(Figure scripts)

□ □ □ □

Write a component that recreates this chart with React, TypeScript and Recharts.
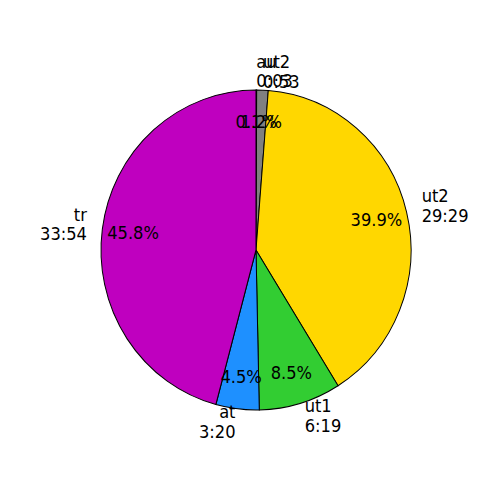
import { PieChart, Pie, Cell } from 'recharts'

const names = ['au', 'ut2', 'ut2', 'ut1', 'at', 'tr']
const seconds = [3, 53, 1769, 379, 200, 2034]
const colors = ['#000000', '#808080', '#FFD700', '#32CD32', '#1E90FF', '#BF00BF']

const RAD = Math.PI / 180
const FONT = '"DejaVu Sans", sans-serif'

const fmt = (s: number) => `${Math.floor(s / 60)}:${String(s % 60).padStart(2, '0')}`

const data = names.map((name, i) => ({ name, value: seconds[i] }))

function renderLabel(props: any) {
  const { cx, cy, midAngle, outerRadius, percent, name, value } = props
  const cos = Math.cos(-midAngle * RAD)
  const sin = Math.sin(-midAngle * RAD)
  const lx = cx + outerRadius * 1.1 * cos
  const ly = cy + outerRadius * 1.1 * sin
  const px = cx + outerRadius * 0.8 * cos
  const py = cy + outerRadius * 0.8 * sin
  return (
    <g>
      <text
        x={lx}
        y={ly}
        textAnchor={cos >= 0 ? 'start' : 'end'}
        fontFamily={FONT}
        fontSize={16.3}
        fill="#000"
      >
        <tspan x={lx} y={ly - 6}>{name}</tspan>
        <tspan x={lx} y={ly + 13}>{fmt(value)}</tspan>
      </text>
      <text x={px} y={py + 6} textAnchor="middle" fontFamily={FONT} fontSize={16.3} fill="#000">
        {(percent * 100).toFixed(1)}%
      </text>
    </g>
  )
}

export default function App() {
  // the reference pie is a touch taller than wide
  return (
    <div style={{ width: 492, height: 492, transform: 'scaleY(1.032)', transformOrigin: '0 242px' }}>
      <PieChart width={492} height={492} margin={{ top: 0, right: 0, bottom: 0, left: 0 }}>
        <Pie
          data={data}
          dataKey="value"
          nameKey="name"
          cx={248}
          cy={242}
          outerRadius={155}
          startAngle={90}
          endAngle={-270}
          stroke="#000"
          strokeWidth={1}
          label={renderLabel}
          labelLine={false}
          isAnimationActive={false}
        >
          {data.map((d, i) => (
            <Cell key={i} fill={colors[i]} />
          ))}
        </Pie>
      </PieChart>
    </div>
  )
}
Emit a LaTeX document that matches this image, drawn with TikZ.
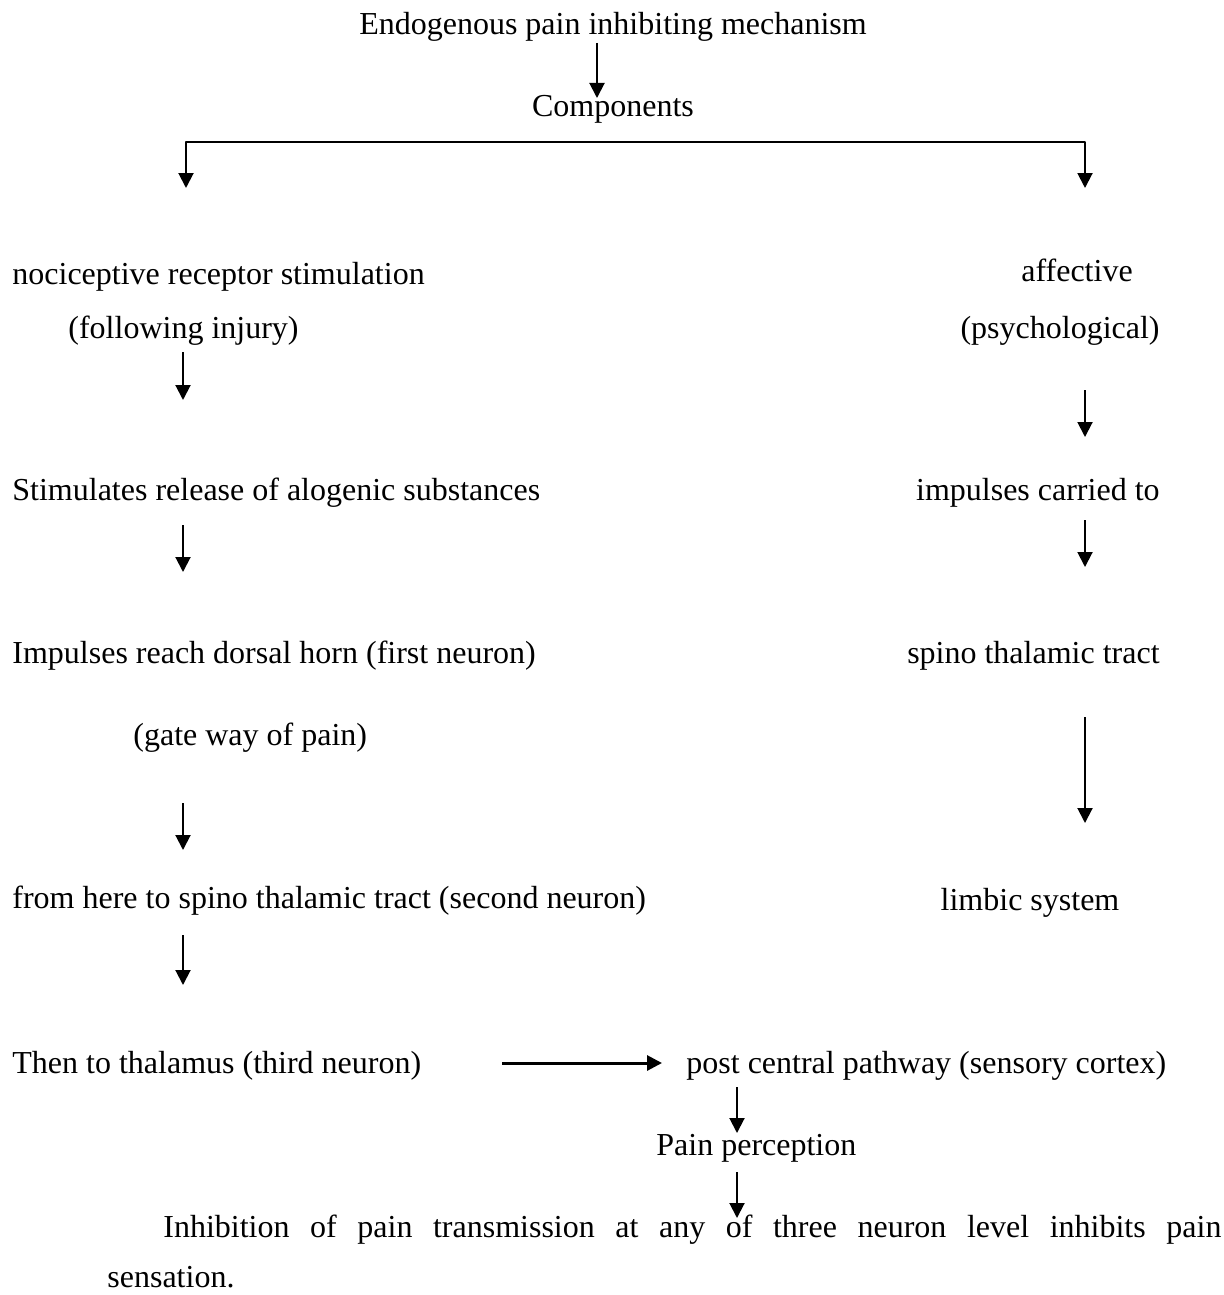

□ □ □ □

**SHORT PROBLEM**: Reproduce the material in its entirety and word for word, without the pictures.

**RESULT OF THE EXERCISE**:
Write a component that recreates this chart with React, TypeScript and Recharts.
import { PieChart, Pie, Cell } from 'recharts'

const names = ['au', 'ut2', 'ut2', 'ut1', 'at', 'tr']
const seconds = [3, 53, 1769, 379, 200, 2034]
const colors = ['#000000', '#808080', '#FFD700', '#32CD32', '#1E90FF', '#BF00BF']

const RAD = Math.PI / 180
const FONT = '"DejaVu Sans", sans-serif'

const fmt = (s: number) => `${Math.floor(s / 60)}:${String(s % 60).padStart(2, '0')}`

const data = names.map((name, i) => ({ name, value: seconds[i] }))

function renderLabel(props: any) {
  const { cx, cy, midAngle, outerRadius, percent, name, value } = props
  const cos = Math.cos(-midAngle * RAD)
  const sin = Math.sin(-midAngle * RAD)
  const lx = cx + outerRadius * 1.1 * cos
  const ly = cy + outerRadius * 1.1 * sin
  const px = cx + outerRadius * 0.8 * cos
  const py = cy + outerRadius * 0.8 * sin
  return (
    <g>
      <text
        x={lx}
        y={ly}
        textAnchor={cos >= 0 ? 'start' : 'end'}
        fontFamily={FONT}
        fontSize={16.3}
        fill="#000"
      >
        <tspan x={lx} y={ly - 6}>{name}</tspan>
        <tspan x={lx} y={ly + 13}>{fmt(value)}</tspan>
      </text>
      <text x={px} y={py + 6} textAnchor="middle" fontFamily={FONT} fontSize={16.3} fill="#000">
        {(percent * 100).toFixed(1)}%
      </text>
    </g>
  )
}

export default function App() {
  // the reference pie is a touch taller than wide
  return (
    <div style={{ width: 492, height: 492, transform: 'scaleY(1.032)', transformOrigin: '0 242px' }}>
      <PieChart width={492} height={492} margin={{ top: 0, right: 0, bottom: 0, left: 0 }}>
        <Pie
          data={data}
          dataKey="value"
          nameKey="name"
          cx={248}
          cy={242}
          outerRadius={155}
          startAngle={90}
          endAngle={-270}
          stroke="#000"
          strokeWidth={1}
          label={renderLabel}
          labelLine={false}
          isAnimationActive={false}
        >
          {data.map((d, i) => (
            <Cell key={i} fill={colors[i]} />
          ))}
        </Pie>
      </PieChart>
    </div>
  )
}
Emit a LaTeX document that matches this image, drawn with TikZ.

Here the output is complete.